Section 230(c)(2) further provides "Good Samaritan" protection from civil liability for operators of interactive computer services in the good faith removal or moderation of third-party material they deem "obscene, lewd, lascivious, filthy, excessively violent, harassing, or otherwise objectionable, whether or not such material is constitutionally protected."
Section 230 was developed in response to a pair of lawsuits against online discussion platforms in the early 1990s that resulted in different interpretations of whether the service providers should be treated as publishers or, alternatively, as distributors of content created by their users. Its authors, Representatives Christopher Cox and Ron Wyden, believed interactive computer services should be treated as distributors, not liable for the content they distributed, as a means to protect the growing Internet at the time.
Section 230 was enacted as part of the Communications Decency Act (CDA) of 1996 (a common name for Title V of the Telecommunications Act of 1996), formally codified as part of the Communications Act of 1934 at 47 U.S.C. § 230.[a] After passage of the Telecommunications Act, the CDA was challenged in courts and was ruled by the Supreme Court in Reno v. American Civil Liberties Union (1997) to be unconstitutional, though Section 230 was determined to be severable from the rest of the legislation and remained in place. Since then, several legal challenges have validated the constitutionality of Section 230.
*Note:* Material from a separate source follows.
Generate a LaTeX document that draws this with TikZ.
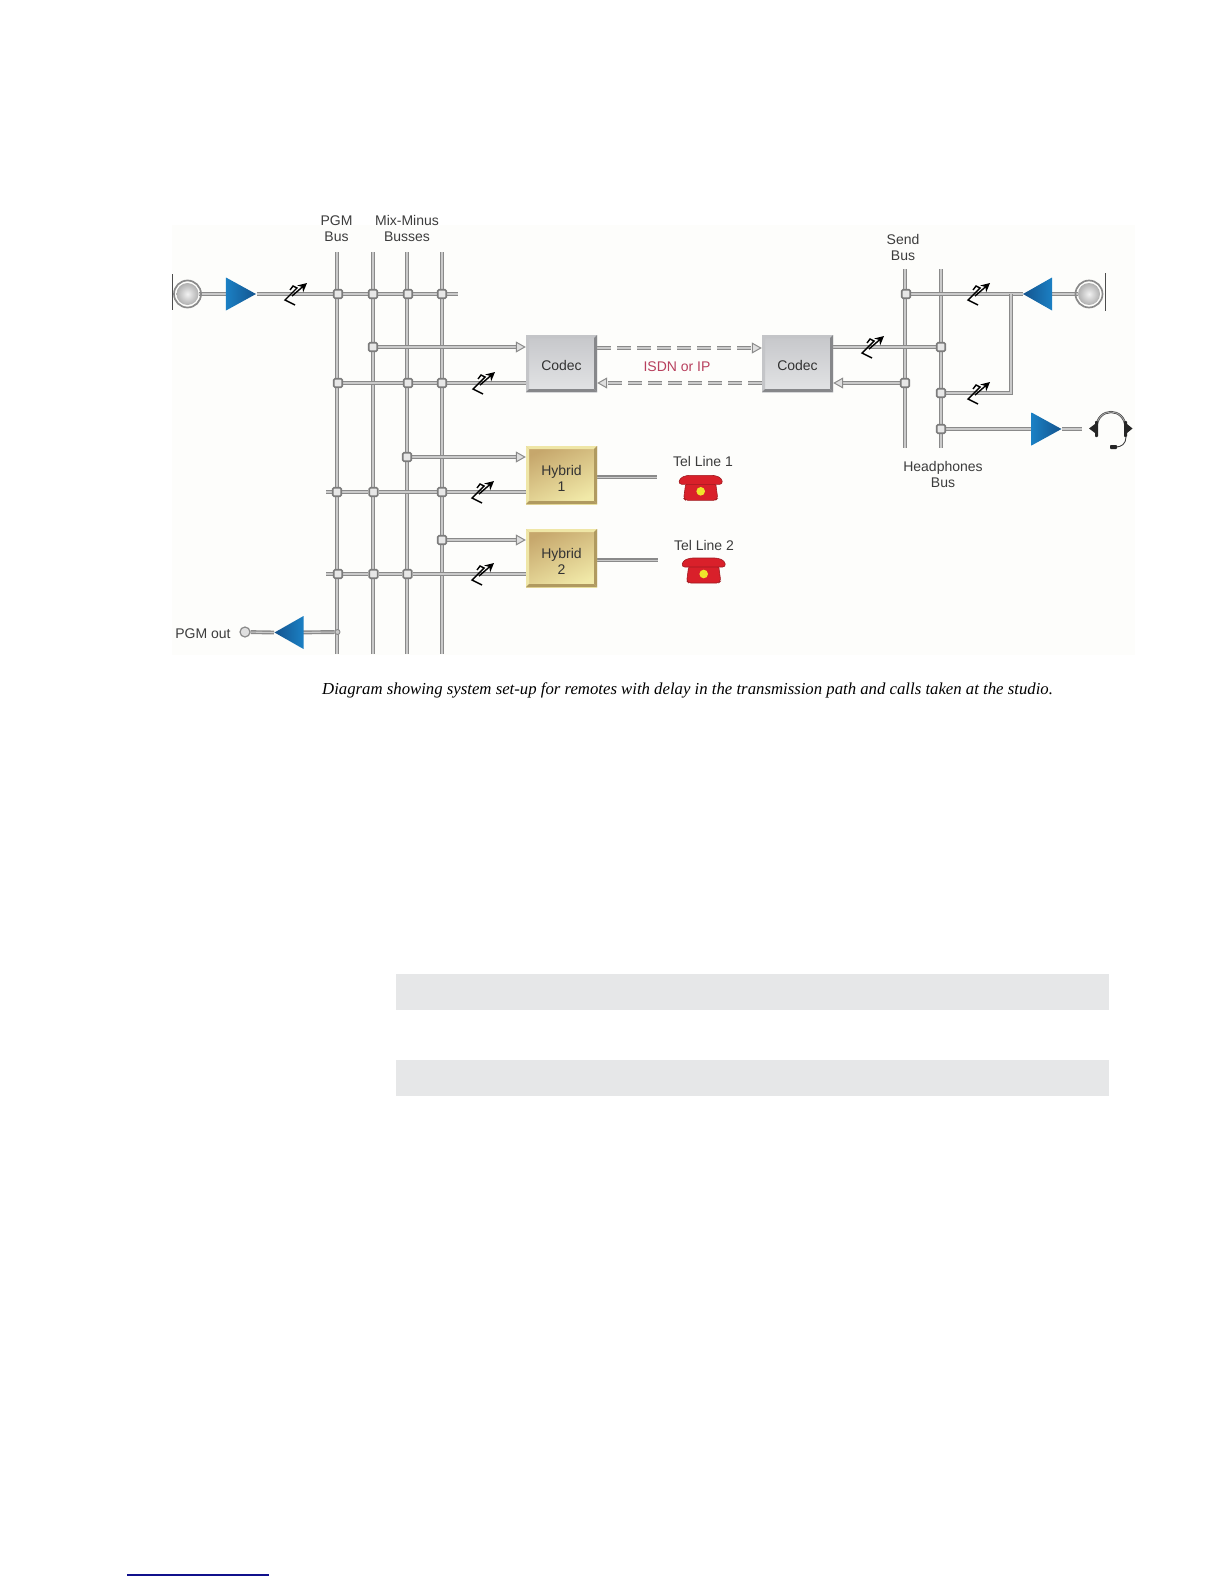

Section 230 protections are not limitless and require providers to remove material illegal on a federal level, such as in copyright infringement cases. In 2018, Section 230 was amended by the Stop Enabling Sex Traffickers Act (FOSTA-SESTA) to require the removal of material violating federal and state sex trafficking laws. In the following years, protections from Section 230 have come under more scrutiny on issues related to hate speech and ideological biases in relation to the power that technology companies can hold on political discussions and became a major issue during the 2020 United States presidential election, especially with regard to alleged censorship of more conservative viewpoints on social media.
Passed when Internet use was just starting to expand in both breadth of services and range of consumers in the United States,[2] Section 230 has frequently been referred to as a key law, which allowed the Internet to develop.[3]